According to an unaudited trading update covering the year ending 31 March 2025, the large landlord completed 2,316 homes, down from 2,955 in 2023-24.
This included 1,875 social rent homes, down from 2,017 in 2023-24, and 441 market homes, down from 938.
It invested £1.4bn in its development pipeline, down from £2bn in 2023-24.
Ed Farnsworth, executive group director of finance at L&Q, said: “Investment in our development pipeline continues to reduce in line with our strategic objective to de-risk our business and prioritise investment in existing homes and services.”
However, he said the housing association continues to “seek opportunities to deliver affordable homes to help tackle the housing crisis where it doesn’t compromise these aims”.
Of the 8,877 homes approved in L&Q’s development pipeline, 50% are for social rent and 50% are for market tenures.
L&Q started 519 new homes on site in 2024-25, down from 813 the year before.
The 109,000-home landlord’s turnover decreased by £24m from £1.12bn in 2023-24.
Mr Farnsworth said the preliminary unaudited results “reflect continued delivery against our corporate strategy that prioritises providing better services for residents and creating capacity for greater investment in our existing homes to ensure their ongoing safety, comfort and environmental performance”.

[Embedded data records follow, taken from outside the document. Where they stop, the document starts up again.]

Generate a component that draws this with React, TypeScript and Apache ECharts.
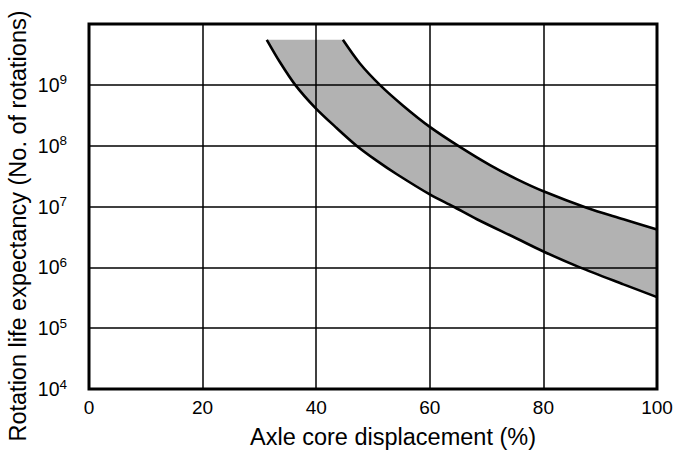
import React, { useEffect, useRef } from "react";
import * as echarts from "echarts";

const xTicks = [0, 20, 40, 60, 80, 100];
const yExponents = [4, 5, 6, 7, 8, 9];
const xAxisTitle = "Axle core displacement (%)";
const yAxisTitle = "Rotation life expectancy (No. of rotations)";

// lower (left) boundary of the band: [displacement %, rotations]
const lowerCurve: [number, number][] = [
  [31.3, 5.5e9],
  [33.6, 2.37e9],
  [36.3, 1.0e9],
  [39.8, 4.23e8],
  [43.6, 1.95e8],
  [47.1, 1.0e8],
  [50.7, 5.62e7],
  [54.2, 3.39e7],
  [60.0, 1.58e7],
  [64.1, 1.0e7],
  [68.3, 6.17e6],
  [75.3, 2.98e6],
  [80.0, 1.82e6],
  [86.4, 1.0e6],
  [94.1, 5.25e5],
  [100, 3.24e5],
];

// upper (right) boundary of the band
const upperCurve: [number, number][] = [
  [44.7, 5.5e9],
  [47.7, 2.24e9],
  [51.2, 1.0e9],
  [55.3, 4.55e8],
  [60.0, 2.04e8],
  [65.3, 9.55e7],
  [70.6, 4.79e7],
  [75.3, 2.82e7],
  [80.0, 1.78e7],
  [87.6, 9.55e6],
  [94.1, 6.17e6],
  [100, 4.17e6],
];

export default function App() {
  const ref = useRef<HTMLDivElement>(null);
  useEffect(() => {
    if (!ref.current) return;
    const chart = echarts.init(ref.current, undefined, { renderer: "svg" });
    const font = "Liberation Sans, Arial, sans-serif";
    chart.setOption({
      animation: false,
      backgroundColor: "#fff",
      grid: {
        left: 89,
        right: 21,
        top: 24,
        bottom: 66,
        show: true,
        borderColor: "#000",
        borderWidth: 3,
        backgroundColor: "transparent",
      },
      graphic: [
        {
          type: "text",
          x: 393,
          y: 437,
          style: {
            text: xAxisTitle,
            fontFamily: font,
            fontSize: 23.5,
            fill: "#000",
            align: "center",
            verticalAlign: "middle",
          },
        },
        {
          type: "text",
          x: 18,
          y: 226,
          rotation: Math.PI / 2,
          style: {
            text: yAxisTitle,
            fontFamily: font,
            fontSize: 23.5,
            fill: "#000",
            align: "center",
            verticalAlign: "middle",
          },
        },
      ],
      xAxis: {
        type: "value",
        min: 0,
        max: 100,
        interval: 20,
        axisLine: { show: false },
        axisTick: { show: false },
        axisLabel: {
          fontFamily: font,
          fontSize: 19,
          color: "#000",
          margin: 9,
          formatter: (v: number) => (xTicks.includes(v) ? String(v) : ""),
        },
        splitLine: { show: true, lineStyle: { color: "#000", width: 1.5 } },
      },
      yAxis: {
        type: "log",
        logBase: 10,
        min: 1e4,
        max: 1e10,
        axisLine: { show: false },
        axisTick: { show: false },
        axisLabel: {
          margin: 22,
          formatter: (v: number) => {
            const e = Math.round(Math.log10(v));
            if (!yExponents.includes(e)) return "";
            return "{b|10}{s|" + String(e) + "}";
          },
          rich: {
            b: { fontFamily: font, fontSize: 19.5, color: "#000" },
            s: { fontFamily: font, fontSize: 13.5, color: "#000", padding: [0, 0, 10, 0] },
          },
        },
        splitLine: { show: true, lineStyle: { color: "#000", width: 1.5 } },
      },
      series: [
        {
          type: "custom",
          data: [[0, 1e6]],
          z: 1,
          renderItem: (_params: any, api: any) => {
            const pts: number[][] = [];
            upperCurve.forEach((p) => pts.push(api.coord(p)));
            for (let i = lowerCurve.length - 1; i >= 0; i--) pts.push(api.coord(lowerCurve[i]));
            return {
              type: "polygon",
              shape: { points: pts },
              style: { fill: "rgba(0,0,0,0.3)", stroke: "none" },
            };
          },
        },
        {
          type: "line",
          data: lowerCurve,
          smooth: 0.3,
          showSymbol: false,
          z: 3,
          lineStyle: { color: "#000", width: 2.6 },
        },
        {
          type: "line",
          data: upperCurve,
          smooth: 0.3,
          showSymbol: false,
          z: 3,
          lineStyle: { color: "#000", width: 2.6 },
        },
      ],
    });
    return () => chart.dispose();
  }, []);
  return (
    <div
      ref={ref}
      style={{ position: "fixed", left: 0, top: 0, width: 678, height: 455 }}
    />
  );
}
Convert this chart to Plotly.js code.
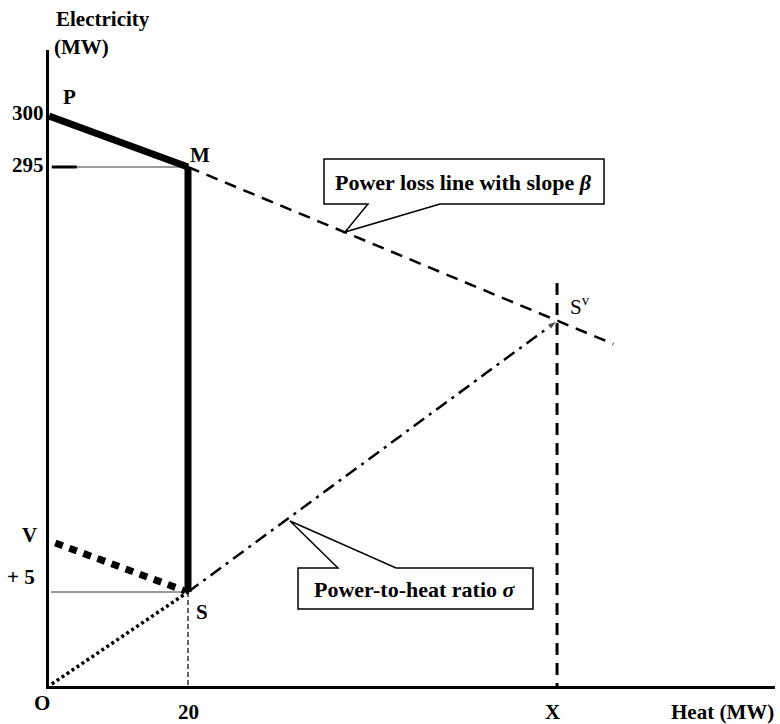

L&Q invested £372m in its maintenance programme, up from £328m in 2024.
“We are now moving into the third year of our £3bn, 15-year major works investment programme that will ensure every resident’s home is a safe, sustainable and decent place to live, and drive down our expenditure on repairs,” Mr Farnsworth said.
He said L&Q continues to take a “strategic approach to rationalising stock”, considering homes for transfer or sale where they “sit outside our core areas of Greater London and Greater Manchester, or are uneconomic for us to maintain”.
“This includes our announcement in Q4 of our plans to transfer 3,500 homes in South Buckinghamshire, which supports our strategic decision to focus our activity on areas where we have the greatest concentration of homes, enabling us to provide more efficient and better value services for residents,” Mr Farnsworth said.
As at 31 March 2025, fixed asset sales generated a surplus of £146m, up from £117m in 2024.
EBITDA was higher year-on-year at £376m in 2025, compared to £343m in 2024.
Mr Farnsworth said the results exclude any provision for impairment that is subject to audit review.
“Our current estimate suggests that the net impairment charge could be in the range of £20m to £40m, which will lower operating surplus but will not impact EBITDA.
“The primary reason for the variance is the marginal cost accounting treatment for impairment,” he said.
He said this links the cost of impairments to the bond markets, “which have been volatile in recent months”.
“Our balance sheet remains well capitalised with net debt stable at £5.4bn and available liquidity of £1bn,” Mr Farnsworth added.